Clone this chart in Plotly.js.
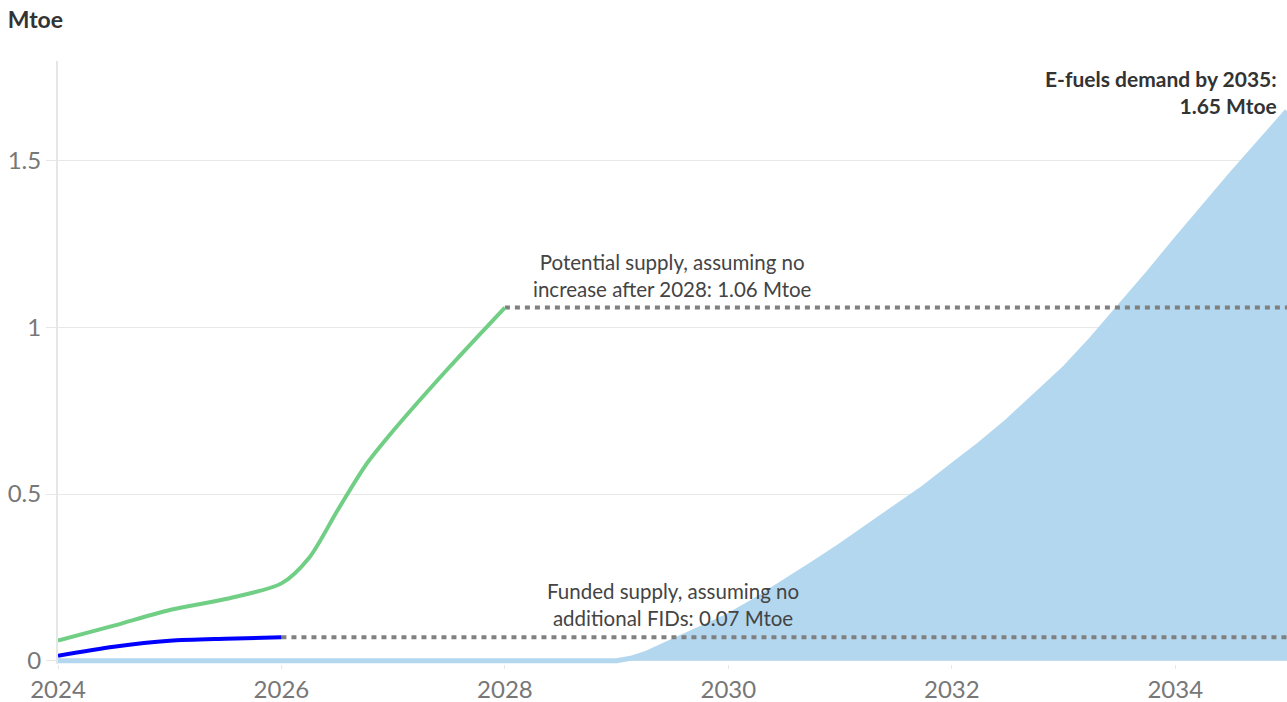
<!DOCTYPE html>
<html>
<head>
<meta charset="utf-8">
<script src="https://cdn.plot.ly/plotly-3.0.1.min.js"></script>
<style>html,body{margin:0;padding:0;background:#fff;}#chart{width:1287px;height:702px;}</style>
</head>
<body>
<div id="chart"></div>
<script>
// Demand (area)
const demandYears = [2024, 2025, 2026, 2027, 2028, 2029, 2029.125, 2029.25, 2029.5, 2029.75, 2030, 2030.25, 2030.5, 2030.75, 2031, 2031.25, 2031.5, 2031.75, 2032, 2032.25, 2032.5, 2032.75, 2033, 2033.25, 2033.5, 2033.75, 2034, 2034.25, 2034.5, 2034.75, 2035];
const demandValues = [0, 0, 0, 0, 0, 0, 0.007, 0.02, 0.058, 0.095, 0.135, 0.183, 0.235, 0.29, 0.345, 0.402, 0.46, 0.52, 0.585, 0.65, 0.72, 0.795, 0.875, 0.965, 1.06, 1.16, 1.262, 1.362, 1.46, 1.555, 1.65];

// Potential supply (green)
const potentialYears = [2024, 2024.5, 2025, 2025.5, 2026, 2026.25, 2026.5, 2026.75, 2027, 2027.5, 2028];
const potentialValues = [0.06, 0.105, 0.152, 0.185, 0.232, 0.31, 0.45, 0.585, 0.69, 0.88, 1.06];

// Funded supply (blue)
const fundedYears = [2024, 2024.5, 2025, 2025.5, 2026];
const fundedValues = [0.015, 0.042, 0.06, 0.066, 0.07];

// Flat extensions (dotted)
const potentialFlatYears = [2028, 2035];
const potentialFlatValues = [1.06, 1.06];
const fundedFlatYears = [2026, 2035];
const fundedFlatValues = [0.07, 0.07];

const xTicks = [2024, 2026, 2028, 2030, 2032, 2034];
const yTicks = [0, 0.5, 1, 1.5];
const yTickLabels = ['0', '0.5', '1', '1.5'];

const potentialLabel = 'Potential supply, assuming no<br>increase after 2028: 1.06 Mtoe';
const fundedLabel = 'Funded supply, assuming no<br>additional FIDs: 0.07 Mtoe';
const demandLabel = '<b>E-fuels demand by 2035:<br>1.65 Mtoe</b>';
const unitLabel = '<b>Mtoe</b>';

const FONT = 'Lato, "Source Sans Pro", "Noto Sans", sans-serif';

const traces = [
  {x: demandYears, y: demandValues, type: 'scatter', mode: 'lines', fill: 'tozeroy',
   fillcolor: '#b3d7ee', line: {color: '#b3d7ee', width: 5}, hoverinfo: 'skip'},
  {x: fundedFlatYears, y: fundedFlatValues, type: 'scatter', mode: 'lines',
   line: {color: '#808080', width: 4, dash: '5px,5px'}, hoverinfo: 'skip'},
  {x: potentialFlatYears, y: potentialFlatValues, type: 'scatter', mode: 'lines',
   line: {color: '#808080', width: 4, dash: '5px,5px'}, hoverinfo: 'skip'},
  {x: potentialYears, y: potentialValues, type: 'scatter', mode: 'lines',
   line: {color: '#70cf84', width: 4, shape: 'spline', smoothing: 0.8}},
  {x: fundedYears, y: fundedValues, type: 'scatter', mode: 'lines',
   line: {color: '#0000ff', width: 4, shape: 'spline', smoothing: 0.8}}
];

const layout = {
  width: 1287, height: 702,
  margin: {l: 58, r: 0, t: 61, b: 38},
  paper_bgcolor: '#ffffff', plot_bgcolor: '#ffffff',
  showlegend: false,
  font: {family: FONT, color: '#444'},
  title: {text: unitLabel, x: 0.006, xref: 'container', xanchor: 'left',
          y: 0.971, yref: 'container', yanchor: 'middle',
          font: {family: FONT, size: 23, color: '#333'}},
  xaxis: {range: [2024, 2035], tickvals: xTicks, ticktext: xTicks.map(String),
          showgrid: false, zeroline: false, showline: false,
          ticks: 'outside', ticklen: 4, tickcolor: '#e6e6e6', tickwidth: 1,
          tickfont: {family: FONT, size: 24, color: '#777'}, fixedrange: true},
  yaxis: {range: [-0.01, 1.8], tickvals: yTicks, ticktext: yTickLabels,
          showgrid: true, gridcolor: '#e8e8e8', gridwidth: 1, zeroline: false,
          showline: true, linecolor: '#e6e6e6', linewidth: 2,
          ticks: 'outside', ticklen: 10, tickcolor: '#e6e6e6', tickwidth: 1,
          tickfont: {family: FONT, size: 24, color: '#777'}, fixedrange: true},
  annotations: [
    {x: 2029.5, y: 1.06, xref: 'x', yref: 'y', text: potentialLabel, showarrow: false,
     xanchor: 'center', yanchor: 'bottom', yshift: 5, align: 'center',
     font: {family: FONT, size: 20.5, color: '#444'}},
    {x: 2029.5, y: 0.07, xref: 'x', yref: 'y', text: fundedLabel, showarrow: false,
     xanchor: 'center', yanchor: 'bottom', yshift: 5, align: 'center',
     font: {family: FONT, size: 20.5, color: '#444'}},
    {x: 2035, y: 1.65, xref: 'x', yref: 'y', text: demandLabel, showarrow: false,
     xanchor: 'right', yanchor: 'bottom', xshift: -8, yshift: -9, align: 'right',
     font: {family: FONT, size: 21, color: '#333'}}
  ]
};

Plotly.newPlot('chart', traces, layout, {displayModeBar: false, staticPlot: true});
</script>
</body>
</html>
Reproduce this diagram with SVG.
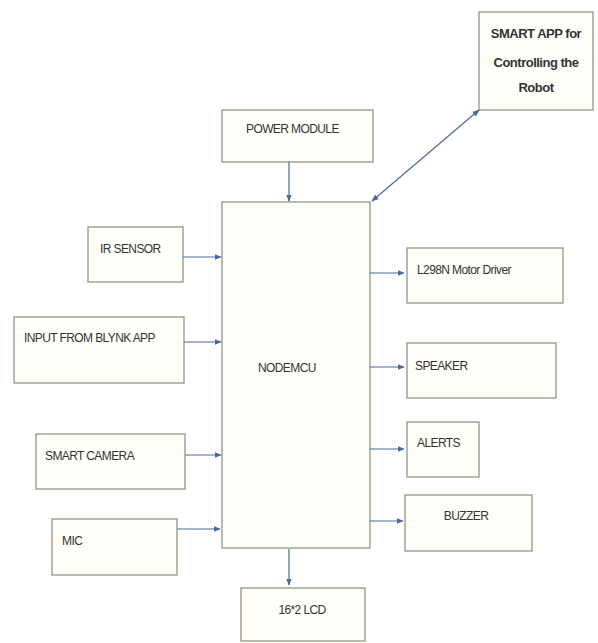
——————
Required task:
Repeat the material above verbatim, with no pictures in the output.

Answer to the exercise:
Clone this chart in Plotly.js.
<!DOCTYPE html>
<html>
<head>
<meta charset="utf-8">
<script src="https://cdn.plot.ly/plotly-3.0.1.min.js"></script>
<style>html,body{margin:0;padding:0;background:#fff;}#chart{width:1287px;height:702px;}</style>
</head>
<body>
<div id="chart"></div>
<script>
// Demand (area)
const demandYears = [2024, 2025, 2026, 2027, 2028, 2029, 2029.125, 2029.25, 2029.5, 2029.75, 2030, 2030.25, 2030.5, 2030.75, 2031, 2031.25, 2031.5, 2031.75, 2032, 2032.25, 2032.5, 2032.75, 2033, 2033.25, 2033.5, 2033.75, 2034, 2034.25, 2034.5, 2034.75, 2035];
const demandValues = [0, 0, 0, 0, 0, 0, 0.007, 0.02, 0.058, 0.095, 0.135, 0.183, 0.235, 0.29, 0.345, 0.402, 0.46, 0.52, 0.585, 0.65, 0.72, 0.795, 0.875, 0.965, 1.06, 1.16, 1.262, 1.362, 1.46, 1.555, 1.65];

// Potential supply (green)
const potentialYears = [2024, 2024.5, 2025, 2025.5, 2026, 2026.25, 2026.5, 2026.75, 2027, 2027.5, 2028];
const potentialValues = [0.06, 0.105, 0.152, 0.185, 0.232, 0.31, 0.45, 0.585, 0.69, 0.88, 1.06];

// Funded supply (blue)
const fundedYears = [2024, 2024.5, 2025, 2025.5, 2026];
const fundedValues = [0.015, 0.042, 0.06, 0.066, 0.07];

// Flat extensions (dotted)
const potentialFlatYears = [2028, 2035];
const potentialFlatValues = [1.06, 1.06];
const fundedFlatYears = [2026, 2035];
const fundedFlatValues = [0.07, 0.07];

const xTicks = [2024, 2026, 2028, 2030, 2032, 2034];
const yTicks = [0, 0.5, 1, 1.5];
const yTickLabels = ['0', '0.5', '1', '1.5'];

const potentialLabel = 'Potential supply, assuming no<br>increase after 2028: 1.06 Mtoe';
const fundedLabel = 'Funded supply, assuming no<br>additional FIDs: 0.07 Mtoe';
const demandLabel = '<b>E-fuels demand by 2035:<br>1.65 Mtoe</b>';
const unitLabel = '<b>Mtoe</b>';

const FONT = 'Lato, "Source Sans Pro", "Noto Sans", sans-serif';

const traces = [
  {x: demandYears, y: demandValues, type: 'scatter', mode: 'lines', fill: 'tozeroy',
   fillcolor: '#b3d7ee', line: {color: '#b3d7ee', width: 5}, hoverinfo: 'skip'},
  {x: fundedFlatYears, y: fundedFlatValues, type: 'scatter', mode: 'lines',
   line: {color: '#808080', width: 4, dash: '5px,5px'}, hoverinfo: 'skip'},
  {x: potentialFlatYears, y: potentialFlatValues, type: 'scatter', mode: 'lines',
   line: {color: '#808080', width: 4, dash: '5px,5px'}, hoverinfo: 'skip'},
  {x: potentialYears, y: potentialValues, type: 'scatter', mode: 'lines',
   line: {color: '#70cf84', width: 4, shape: 'spline', smoothing: 0.8}},
  {x: fundedYears, y: fundedValues, type: 'scatter', mode: 'lines',
   line: {color: '#0000ff', width: 4, shape: 'spline', smoothing: 0.8}}
];

const layout = {
  width: 1287, height: 702,
  margin: {l: 58, r: 0, t: 61, b: 38},
  paper_bgcolor: '#ffffff', plot_bgcolor: '#ffffff',
  showlegend: false,
  font: {family: FONT, color: '#444'},
  title: {text: unitLabel, x: 0.006, xref: 'container', xanchor: 'left',
          y: 0.971, yref: 'container', yanchor: 'middle',
          font: {family: FONT, size: 23, color: '#333'}},
  xaxis: {range: [2024, 2035], tickvals: xTicks, ticktext: xTicks.map(String),
          showgrid: false, zeroline: false, showline: false,
          ticks: 'outside', ticklen: 4, tickcolor: '#e6e6e6', tickwidth: 1,
          tickfont: {family: FONT, size: 24, color: '#777'}, fixedrange: true},
  yaxis: {range: [-0.01, 1.8], tickvals: yTicks, ticktext: yTickLabels,
          showgrid: true, gridcolor: '#e8e8e8', gridwidth: 1, zeroline: false,
          showline: true, linecolor: '#e6e6e6', linewidth: 2,
          ticks: 'outside', ticklen: 10, tickcolor: '#e6e6e6', tickwidth: 1,
          tickfont: {family: FONT, size: 24, color: '#777'}, fixedrange: true},
  annotations: [
    {x: 2029.5, y: 1.06, xref: 'x', yref: 'y', text: potentialLabel, showarrow: false,
     xanchor: 'center', yanchor: 'bottom', yshift: 5, align: 'center',
     font: {family: FONT, size: 20.5, color: '#444'}},
    {x: 2029.5, y: 0.07, xref: 'x', yref: 'y', text: fundedLabel, showarrow: false,
     xanchor: 'center', yanchor: 'bottom', yshift: 5, align: 'center',
     font: {family: FONT, size: 20.5, color: '#444'}},
    {x: 2035, y: 1.65, xref: 'x', yref: 'y', text: demandLabel, showarrow: false,
     xanchor: 'right', yanchor: 'bottom', xshift: -8, yshift: -9, align: 'right',
     font: {family: FONT, size: 21, color: '#333'}}
  ]
};

Plotly.newPlot('chart', traces, layout, {displayModeBar: false, staticPlot: true});
</script>
</body>
</html>
Reproduce this diagram with SVG.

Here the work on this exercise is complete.